Keeping air flowing without the chunkiness of a storm door is as simple as pulling out a retractable screen.
Jim Bryson, co-owner of Wasatch Retractable Screens, said such screens are becoming more popular.
He explained the advantage is that these screens can be pulled out and used for allowing fresh air or the summer breeze inside, and then easily tucked away when not needed.
When stored, he said, no one would even know the screen is there, because it's encased in material that matches the trim on the doorway or window.
The company's product comes in a half-dozen different color selections.
"You get a good color match," he said. "You can hide it so well that people aren't seeing it."
When you want the convenience of a screen, it slides out and provides coverage using a magnetic-clasp system. These screens can be made to fit doors, windows and patios.
"It gives air flow, but stops the bugs from getting in," Bryson said.
Not only does it mean allowing fresh air into the home, he said, but people save money by using natural ventilation. The cost is $389 for a single door, and Bryson said screens are available for sliding or even atrium doors as well.
These screens aren't the only thing picking up in popularity.

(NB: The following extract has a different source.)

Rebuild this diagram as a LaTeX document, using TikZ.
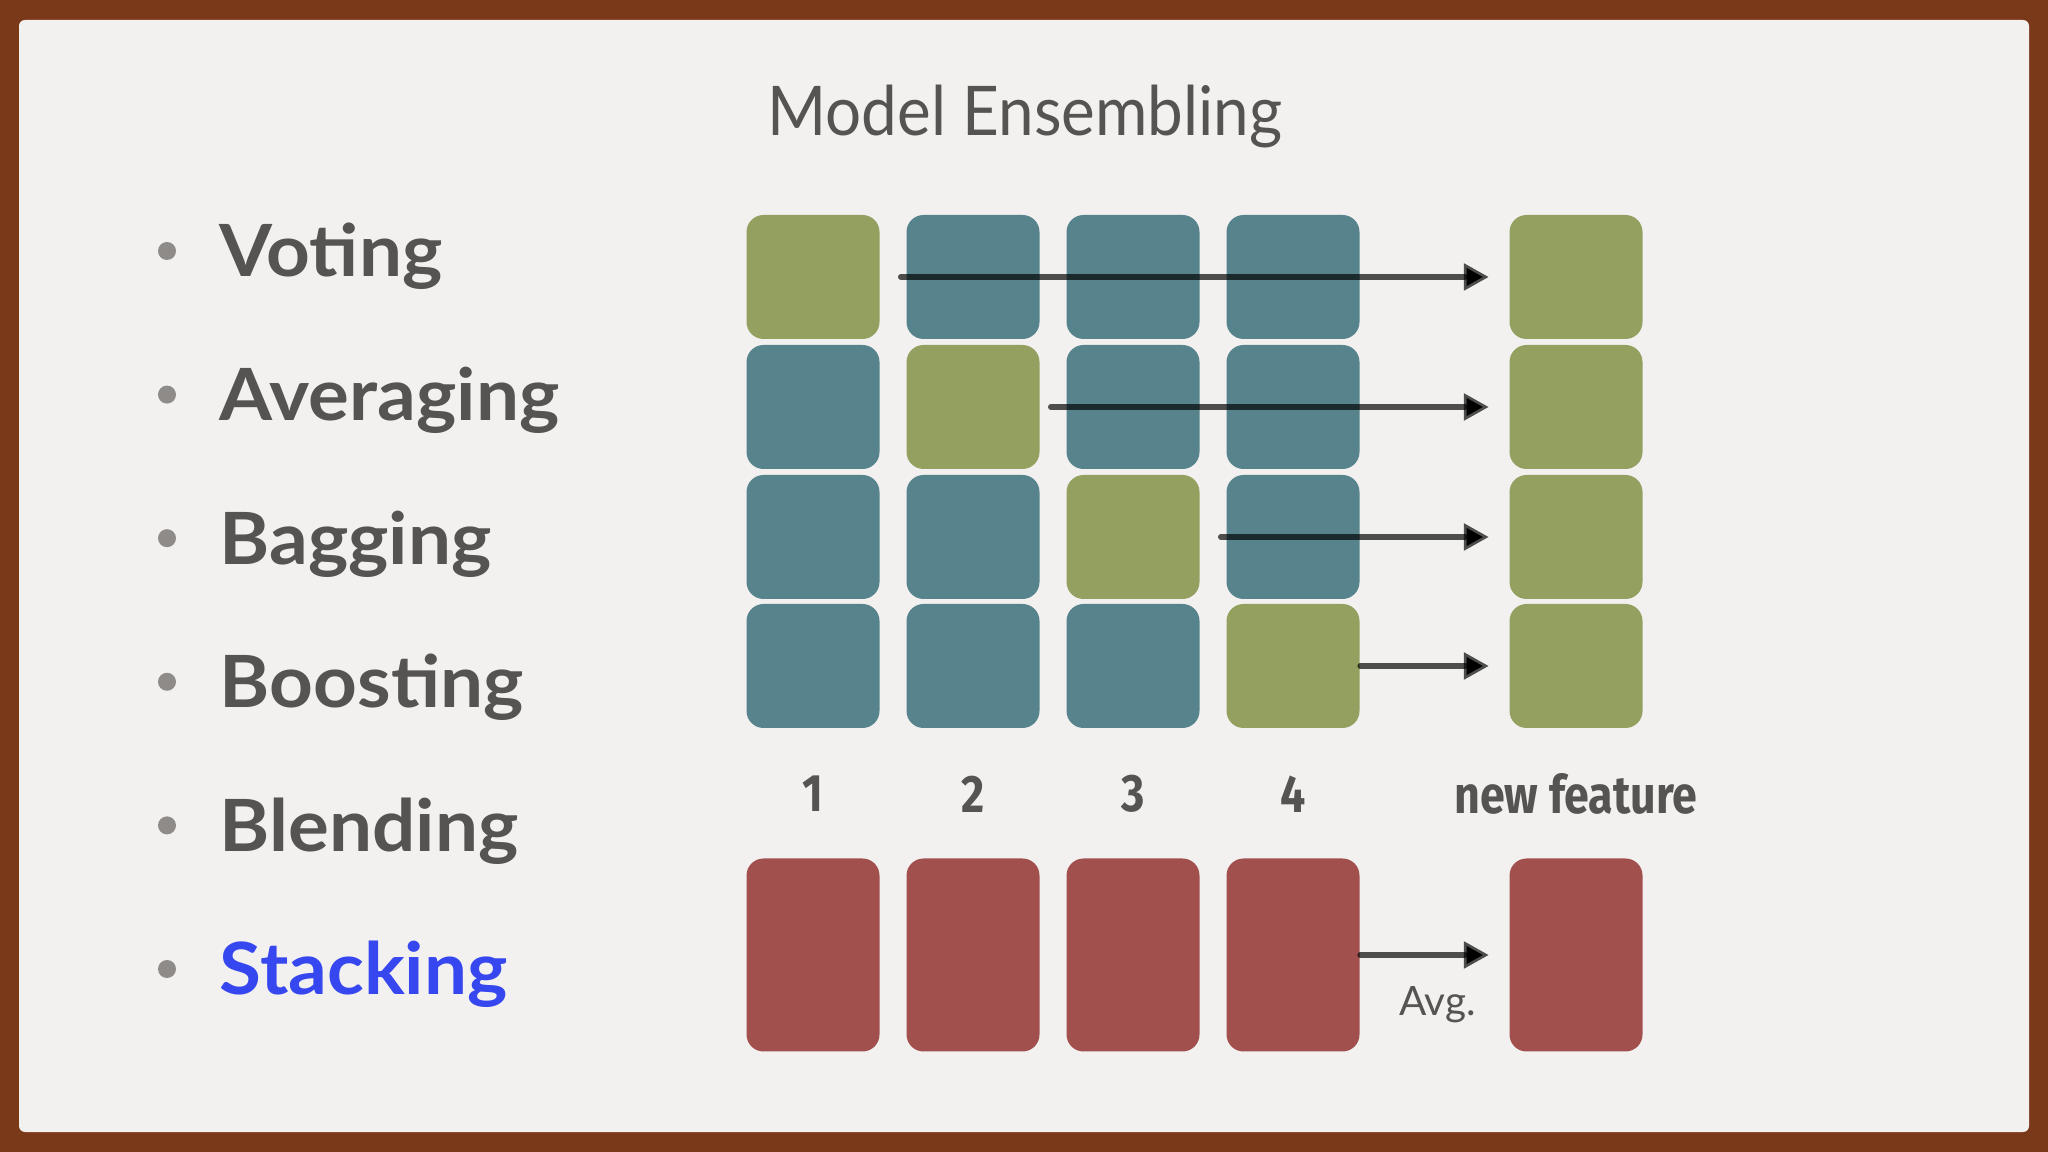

Another big trend is solar window screens. This is something Bryson said has been popular in such areas as Arizona, and is just starting to catch on in Utah.
"With high ceilings and large windows, some rooms are hard to keep cool," Bryson said. "It can be expensive to have air conditioning on all the time. Solar screens allow the
air conditioner to be on less."
These screens can be placed in windows and doorways. The design allows people to see out well, while also providing daytime privacy and stopping the heat from getting into the home. Bryson explained that it does this by stopping the heat from hitting the glass.
Of course, other options have been around forever, but there's a reason people are gravitating to the newer products.
"You can feel like you're in a cave in the summer if you have to use your drapes or shutters," Bryson said.
The solar screens can be taken out seasonally, although Bryson said many people choose to leave them on year-round.
The cost for the screens is figured on a square-foot basis and can be around $7 a square foot for first-floor windows, and between $10 and $11 for second-story or odd-shaped windows. There is a five-year warranty on the fabric.
"These screens can just make a home more comfortable," Bryson said. "They pay for themselves in two to three years."
People are finding that options such as solar or retractable screens can make their homes more enjoyable, no matter the season.